(Task instructions) Using the data below, return the stretch from the line that contains "Output the Python" through the line that contains "from matplotlib.lines import Line2D", both included, exactly as it stands and nothing beyond it.

(Records for this task)
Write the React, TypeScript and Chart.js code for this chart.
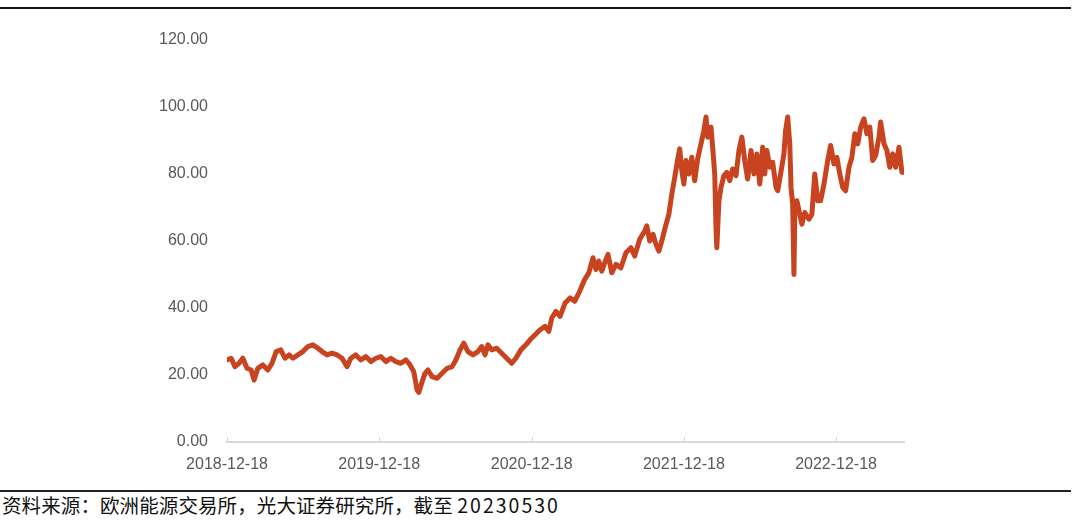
* * *
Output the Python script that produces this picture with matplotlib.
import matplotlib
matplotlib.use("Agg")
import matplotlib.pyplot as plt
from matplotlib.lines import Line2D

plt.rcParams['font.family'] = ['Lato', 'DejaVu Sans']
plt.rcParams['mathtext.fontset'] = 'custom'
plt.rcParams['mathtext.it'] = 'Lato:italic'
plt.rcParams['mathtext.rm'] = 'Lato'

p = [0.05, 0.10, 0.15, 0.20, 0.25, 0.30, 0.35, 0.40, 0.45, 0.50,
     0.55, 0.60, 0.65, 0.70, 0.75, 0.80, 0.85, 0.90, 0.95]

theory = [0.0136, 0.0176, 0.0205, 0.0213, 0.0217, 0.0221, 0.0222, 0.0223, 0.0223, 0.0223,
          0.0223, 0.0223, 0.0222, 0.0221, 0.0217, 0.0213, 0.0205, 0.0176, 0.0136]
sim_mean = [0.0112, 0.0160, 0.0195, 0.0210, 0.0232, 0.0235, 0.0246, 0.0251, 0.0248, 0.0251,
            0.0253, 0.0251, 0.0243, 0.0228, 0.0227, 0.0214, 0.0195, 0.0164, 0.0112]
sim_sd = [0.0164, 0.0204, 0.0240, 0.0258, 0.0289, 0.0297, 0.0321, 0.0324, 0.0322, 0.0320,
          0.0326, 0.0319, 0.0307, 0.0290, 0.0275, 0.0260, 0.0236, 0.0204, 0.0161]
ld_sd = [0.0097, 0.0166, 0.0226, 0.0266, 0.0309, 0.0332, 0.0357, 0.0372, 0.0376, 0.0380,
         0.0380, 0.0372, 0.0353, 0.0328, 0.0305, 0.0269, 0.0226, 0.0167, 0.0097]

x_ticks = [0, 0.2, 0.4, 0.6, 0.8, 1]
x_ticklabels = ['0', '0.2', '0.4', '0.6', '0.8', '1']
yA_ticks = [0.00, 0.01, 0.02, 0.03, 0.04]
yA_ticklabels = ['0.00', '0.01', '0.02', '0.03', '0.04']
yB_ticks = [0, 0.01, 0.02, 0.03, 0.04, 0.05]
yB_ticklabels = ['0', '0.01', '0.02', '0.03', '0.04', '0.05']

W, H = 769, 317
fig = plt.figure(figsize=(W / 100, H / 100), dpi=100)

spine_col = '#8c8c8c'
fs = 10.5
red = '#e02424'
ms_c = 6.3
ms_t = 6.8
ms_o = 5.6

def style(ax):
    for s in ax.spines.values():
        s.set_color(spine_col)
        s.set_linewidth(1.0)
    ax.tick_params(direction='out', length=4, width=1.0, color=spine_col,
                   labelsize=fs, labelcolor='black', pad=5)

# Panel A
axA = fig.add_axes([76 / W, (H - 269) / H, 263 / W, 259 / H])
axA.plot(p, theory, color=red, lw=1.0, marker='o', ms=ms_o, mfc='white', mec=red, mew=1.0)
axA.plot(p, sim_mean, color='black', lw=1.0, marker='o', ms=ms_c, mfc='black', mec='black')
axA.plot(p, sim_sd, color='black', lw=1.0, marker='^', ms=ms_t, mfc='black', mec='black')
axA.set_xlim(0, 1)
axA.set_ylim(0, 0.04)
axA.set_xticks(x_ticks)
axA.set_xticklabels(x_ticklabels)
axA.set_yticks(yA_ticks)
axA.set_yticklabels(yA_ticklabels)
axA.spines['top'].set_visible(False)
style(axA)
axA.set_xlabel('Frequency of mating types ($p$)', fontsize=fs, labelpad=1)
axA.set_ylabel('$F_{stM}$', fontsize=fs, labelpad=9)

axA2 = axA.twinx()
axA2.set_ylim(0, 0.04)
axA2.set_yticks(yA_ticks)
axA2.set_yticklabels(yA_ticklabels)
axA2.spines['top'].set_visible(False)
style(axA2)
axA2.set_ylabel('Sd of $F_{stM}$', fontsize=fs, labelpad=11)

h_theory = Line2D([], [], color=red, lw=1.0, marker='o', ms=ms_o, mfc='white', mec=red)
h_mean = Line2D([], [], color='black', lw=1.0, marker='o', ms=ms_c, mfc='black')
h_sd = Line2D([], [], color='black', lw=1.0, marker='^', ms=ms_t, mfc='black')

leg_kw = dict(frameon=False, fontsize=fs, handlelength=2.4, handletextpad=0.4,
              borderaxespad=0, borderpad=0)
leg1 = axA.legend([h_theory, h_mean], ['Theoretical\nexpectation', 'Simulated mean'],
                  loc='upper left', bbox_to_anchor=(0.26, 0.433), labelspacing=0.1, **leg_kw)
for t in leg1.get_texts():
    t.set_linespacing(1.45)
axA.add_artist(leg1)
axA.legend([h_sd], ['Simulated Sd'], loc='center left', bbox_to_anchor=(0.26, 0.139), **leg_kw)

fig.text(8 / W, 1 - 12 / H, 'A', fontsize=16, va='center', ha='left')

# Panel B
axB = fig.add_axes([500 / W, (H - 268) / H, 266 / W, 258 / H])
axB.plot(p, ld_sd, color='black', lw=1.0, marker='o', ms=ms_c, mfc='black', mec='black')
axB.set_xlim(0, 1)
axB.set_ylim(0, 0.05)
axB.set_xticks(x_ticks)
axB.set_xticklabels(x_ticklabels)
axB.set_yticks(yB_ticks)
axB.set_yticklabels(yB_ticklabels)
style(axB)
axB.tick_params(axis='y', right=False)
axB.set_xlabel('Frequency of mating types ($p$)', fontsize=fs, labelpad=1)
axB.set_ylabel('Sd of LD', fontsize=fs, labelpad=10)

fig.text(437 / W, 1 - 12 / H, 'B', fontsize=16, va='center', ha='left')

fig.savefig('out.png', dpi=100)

(Solved problem)
Output the Python script that produces this picture with matplotlib.
import matplotlib
matplotlib.use("Agg")
import matplotlib.pyplot as plt
from matplotlib.lines import Line2D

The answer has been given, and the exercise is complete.